→ **Data section**:

════════════════════

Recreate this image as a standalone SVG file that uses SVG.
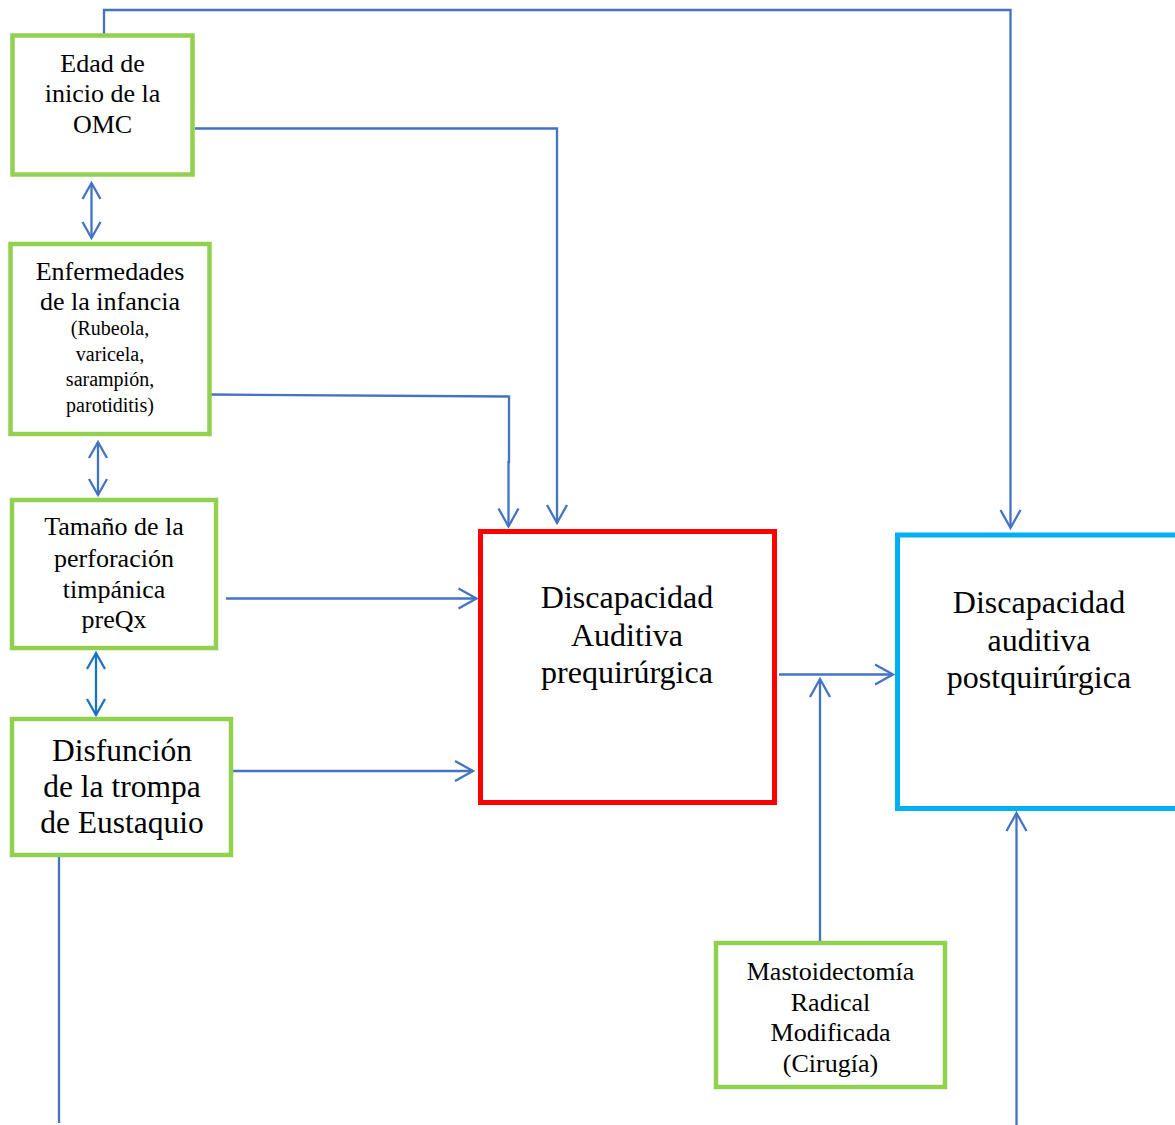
<svg xmlns="http://www.w3.org/2000/svg" width="1175" height="1125" viewBox="0 0 1175 1125">
<style>
.g{fill:#fff;stroke:#92D050;stroke-width:4.5}
.t{font-family:"Liberation Serif","Times New Roman",serif;fill:#000;text-anchor:middle}
.c{fill:none;stroke:#4472C4;stroke-width:2.3}
</style>
<defs>
<marker id="ah" markerUnits="userSpaceOnUse" markerWidth="24" markerHeight="24" viewBox="-20 -12 22 24" refX="0" refY="0" orient="auto">
<path d="M-18,-10 L0,0 L-18,10" fill="none" stroke="#4472C4" stroke-width="2.3"/>
</marker>
<marker id="as" markerUnits="userSpaceOnUse" markerWidth="22" markerHeight="22" viewBox="-18 -11 20 22" refX="0" refY="0" orient="auto-start-reverse">
<path d="M-16,-9 L0,0 L-16,9" fill="none" stroke="#4472C4" stroke-width="2.3"/>
</marker>
<marker id="as2" markerUnits="userSpaceOnUse" markerWidth="22" markerHeight="22" viewBox="-18 -11 20 22" refX="0" refY="0" orient="auto-start-reverse">
<path d="M-16,-9 L0,0 L-16,9" fill="none" stroke="#1A72C0" stroke-width="2.3"/>
</marker>
</defs>
<rect width="1175" height="1125" fill="#fff"/>
<g id="connectors">
<polyline class="c" points="104,35 104,10 1010.5,10 1010.5,528" marker-end="url(#ah)"/>
<polyline class="c" points="195,128.5 557,128.5 557,523" marker-end="url(#ah)"/>
<polyline class="c" points="210,394.5 509,396.5 509,462 508.5,462 508.5,526.5" marker-end="url(#ah)"/>
<line class="c" x1="226" y1="598.5" x2="476.5" y2="598.5" marker-end="url(#ah)"/>
<line class="c" x1="233" y1="771" x2="473" y2="771" marker-end="url(#ah)"/>
<line class="c" x1="779" y1="674.5" x2="893" y2="674.5" marker-end="url(#ah)"/>
<line class="c" x1="820" y1="941" x2="820" y2="679" marker-end="url(#ah)"/>
<line class="c" x1="1016.5" y1="1125" x2="1016.5" y2="813" marker-end="url(#ah)"/>
<line class="c" x1="59" y1="855" x2="59" y2="1123"/>
<line class="c" x1="91.5" y1="183" x2="91.5" y2="238" marker-start="url(#as)" marker-end="url(#as)"/>
<line class="c" x1="98" y1="442" x2="98" y2="495" marker-start="url(#as)" marker-end="url(#as)"/>
<line x1="96" y1="653" x2="96" y2="715" fill="none" stroke="#1A72C0" stroke-width="2.3" marker-start="url(#as2)" marker-end="url(#as2)"/>
</g>
<g id="edad">
<rect class="g" x="12.5" y="35.5" width="180" height="139"/>
<text class="t" font-size="26" x="102.5" y="72">Edad de</text>
<text class="t" font-size="26" x="102.5" y="102">inicio de la</text>
<text class="t" font-size="26" x="102.5" y="133">OMC</text>
</g>
<g id="enfermedades">
<rect class="g" x="10.5" y="244" width="199" height="190"/>
<text class="t" font-size="26" x="110" y="280">Enfermedades</text>
<text class="t" font-size="26" x="110" y="310">de la infancia</text>
<text class="t" font-size="20" x="110" y="335">(Rubeola,</text>
<text class="t" font-size="20" x="110" y="361">varicela,</text>
<text class="t" font-size="20" x="110" y="386">sarampión,</text>
<text class="t" font-size="20" x="110" y="412">parotiditis)</text>
</g>
<g id="tamano">
<rect class="g" x="12" y="500" width="204" height="148"/>
<text class="t" font-size="26" x="114" y="535">Tamaño de la</text>
<text class="t" font-size="26" x="114" y="567">perforación</text>
<text class="t" font-size="26" x="114" y="598">timpánica</text>
<text class="t" font-size="26" x="114" y="628">preQx</text>
</g>
<g id="disfuncion">
<rect class="g" x="12" y="719" width="219" height="136"/>
<text class="t" font-size="31.5" x="122" y="761">Disfunción</text>
<text class="t" font-size="31.5" x="122" y="797">de la trompa</text>
<text class="t" font-size="31.5" x="122" y="833">de Eustaquio</text>
</g>
<g id="prequirurgica">
<rect x="480.5" y="531.5" width="294" height="271" fill="#fff" stroke="#FF0000" stroke-width="5"/>
<text class="t" font-size="32" x="627" y="608">Discapacidad</text>
<text class="t" font-size="32" x="627" y="646">Auditiva</text>
<text class="t" font-size="32" x="627" y="683">prequirúrgica</text>
</g>
<g id="postquirurgica">
<rect x="897.5" y="535" width="300" height="273.5" fill="#fff" stroke="#00B0F0" stroke-width="5"/>
<text class="t" font-size="32" x="1039" y="613">Discapacidad</text>
<text class="t" font-size="32" x="1039" y="651">auditiva</text>
<text class="t" font-size="32" x="1039" y="688">postquirúrgica</text>
</g>
<g id="mastoidectomia">
<rect class="g" x="716" y="943" width="229" height="144"/>
<text class="t" font-size="26" x="830.5" y="980">Mastoidectomía</text>
<text class="t" font-size="26" x="830.5" y="1011">Radical</text>
<text class="t" font-size="26" x="830.5" y="1041">Modificada</text>
<text class="t" font-size="26" x="830.5" y="1072">(Cirugía)</text>
</g>
</svg>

════════════════════

→ **Stated task**:
Retype the data above exactly; pictures are not part of the copy.

→ **Final result**:
Recreate this image as a standalone SVG file that uses SVG.
<svg xmlns="http://www.w3.org/2000/svg" width="1175" height="1125" viewBox="0 0 1175 1125">
<style>
.g{fill:#fff;stroke:#92D050;stroke-width:4.5}
.t{font-family:"Liberation Serif","Times New Roman",serif;fill:#000;text-anchor:middle}
.c{fill:none;stroke:#4472C4;stroke-width:2.3}
</style>
<defs>
<marker id="ah" markerUnits="userSpaceOnUse" markerWidth="24" markerHeight="24" viewBox="-20 -12 22 24" refX="0" refY="0" orient="auto">
<path d="M-18,-10 L0,0 L-18,10" fill="none" stroke="#4472C4" stroke-width="2.3"/>
</marker>
<marker id="as" markerUnits="userSpaceOnUse" markerWidth="22" markerHeight="22" viewBox="-18 -11 20 22" refX="0" refY="0" orient="auto-start-reverse">
<path d="M-16,-9 L0,0 L-16,9" fill="none" stroke="#4472C4" stroke-width="2.3"/>
</marker>
<marker id="as2" markerUnits="userSpaceOnUse" markerWidth="22" markerHeight="22" viewBox="-18 -11 20 22" refX="0" refY="0" orient="auto-start-reverse">
<path d="M-16,-9 L0,0 L-16,9" fill="none" stroke="#1A72C0" stroke-width="2.3"/>
</marker>
</defs>
<rect width="1175" height="1125" fill="#fff"/>
<g id="connectors">
<polyline class="c" points="104,35 104,10 1010.5,10 1010.5,528" marker-end="url(#ah)"/>
<polyline class="c" points="195,128.5 557,128.5 557,523" marker-end="url(#ah)"/>
<polyline class="c" points="210,394.5 509,396.5 509,462 508.5,462 508.5,526.5" marker-end="url(#ah)"/>
<line class="c" x1="226" y1="598.5" x2="476.5" y2="598.5" marker-end="url(#ah)"/>
<line class="c" x1="233" y1="771" x2="473" y2="771" marker-end="url(#ah)"/>
<line class="c" x1="779" y1="674.5" x2="893" y2="674.5" marker-end="url(#ah)"/>
<line class="c" x1="820" y1="941" x2="820" y2="679" marker-end="url(#ah)"/>
<line class="c" x1="1016.5" y1="1125" x2="1016.5" y2="813" marker-end="url(#ah)"/>
<line class="c" x1="59" y1="855" x2="59" y2="1123"/>
<line class="c" x1="91.5" y1="183" x2="91.5" y2="238" marker-start="url(#as)" marker-end="url(#as)"/>
<line class="c" x1="98" y1="442" x2="98" y2="495" marker-start="url(#as)" marker-end="url(#as)"/>
<line x1="96" y1="653" x2="96" y2="715" fill="none" stroke="#1A72C0" stroke-width="2.3" marker-start="url(#as2)" marker-end="url(#as2)"/>
</g>
<g id="edad">
<rect class="g" x="12.5" y="35.5" width="180" height="139"/>
<text class="t" font-size="26" x="102.5" y="72">Edad de</text>
<text class="t" font-size="26" x="102.5" y="102">inicio de la</text>
<text class="t" font-size="26" x="102.5" y="133">OMC</text>
</g>
<g id="enfermedades">
<rect class="g" x="10.5" y="244" width="199" height="190"/>
<text class="t" font-size="26" x="110" y="280">Enfermedades</text>
<text class="t" font-size="26" x="110" y="310">de la infancia</text>
<text class="t" font-size="20" x="110" y="335">(Rubeola,</text>
<text class="t" font-size="20" x="110" y="361">varicela,</text>
<text class="t" font-size="20" x="110" y="386">sarampión,</text>
<text class="t" font-size="20" x="110" y="412">parotiditis)</text>
</g>
<g id="tamano">
<rect class="g" x="12" y="500" width="204" height="148"/>
<text class="t" font-size="26" x="114" y="535">Tamaño de la</text>
<text class="t" font-size="26" x="114" y="567">perforación</text>
<text class="t" font-size="26" x="114" y="598">timpánica</text>
<text class="t" font-size="26" x="114" y="628">preQx</text>
</g>
<g id="disfuncion">
<rect class="g" x="12" y="719" width="219" height="136"/>
<text class="t" font-size="31.5" x="122" y="761">Disfunción</text>
<text class="t" font-size="31.5" x="122" y="797">de la trompa</text>
<text class="t" font-size="31.5" x="122" y="833">de Eustaquio</text>
</g>
<g id="prequirurgica">
<rect x="480.5" y="531.5" width="294" height="271" fill="#fff" stroke="#FF0000" stroke-width="5"/>
<text class="t" font-size="32" x="627" y="608">Discapacidad</text>
<text class="t" font-size="32" x="627" y="646">Auditiva</text>
<text class="t" font-size="32" x="627" y="683">prequirúrgica</text>
</g>
<g id="postquirurgica">
<rect x="897.5" y="535" width="300" height="273.5" fill="#fff" stroke="#00B0F0" stroke-width="5"/>
<text class="t" font-size="32" x="1039" y="613">Discapacidad</text>
<text class="t" font-size="32" x="1039" y="651">auditiva</text>
<text class="t" font-size="32" x="1039" y="688">postquirúrgica</text>
</g>
<g id="mastoidectomia">
<rect class="g" x="716" y="943" width="229" height="144"/>
<text class="t" font-size="26" x="830.5" y="980">Mastoidectomía</text>
<text class="t" font-size="26" x="830.5" y="1011">Radical</text>
<text class="t" font-size="26" x="830.5" y="1041">Modificada</text>
<text class="t" font-size="26" x="830.5" y="1072">(Cirugía)</text>
</g>
</svg>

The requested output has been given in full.